CHICAGO — Dominion Resources will shut its Kewaunee nuclear power station in Wisconsin after failing to find a buyer amid low wholesale electricity prices, the first reactor to close in 15 years.

Dominion plans to stop producing power at the reactor in the second quarter of 2013, about six months before two long- term power contracts expire, the Richmond, Va.-based company said in a statement Monday. Dominion announced in April 2011 that it was seeking a buyer for the 556-megawatt plant, located about 35 miles (56 kilometers) southeast of Green Bay.

“Dominion was not able to move forward with our plan to grow our nuclear fleet in the Midwest to take advantage of economies of scale,” Thomas Farrell, the company’s chairman and chief executive officer, said in the statement. “In addition, Kewaunee’s power purchase agreements are ending at a time of projected low wholesale electricity prices in the region.”

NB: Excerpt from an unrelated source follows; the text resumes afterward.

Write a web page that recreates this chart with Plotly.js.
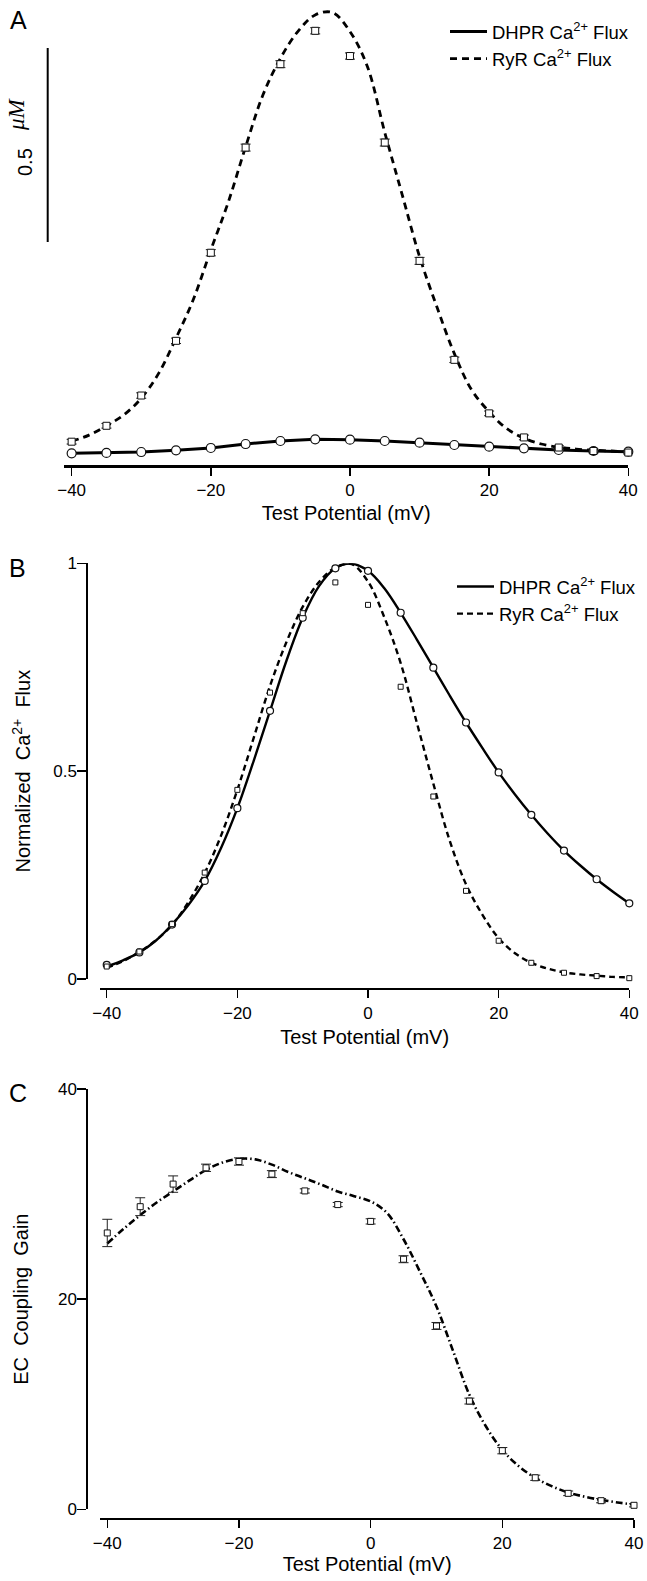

Kewaunee would be the first U.S. nuclear station to close since Millstone unit 1 was decommissioned in 1998, the Nuclear Energy Institute said Monday. The plant’s closing underscores the economic divide between deregulated power producers, squeezed by cheap natural gas, and regulated utilities, said Sam Brothwell, utilities analyst for Bloomberg Industries.

“This is a plant that’s in a competitive market and the economics don’t support keeping an existing fully depreciated plant running, much less building a new one,” Brothwell said in a telephone interview.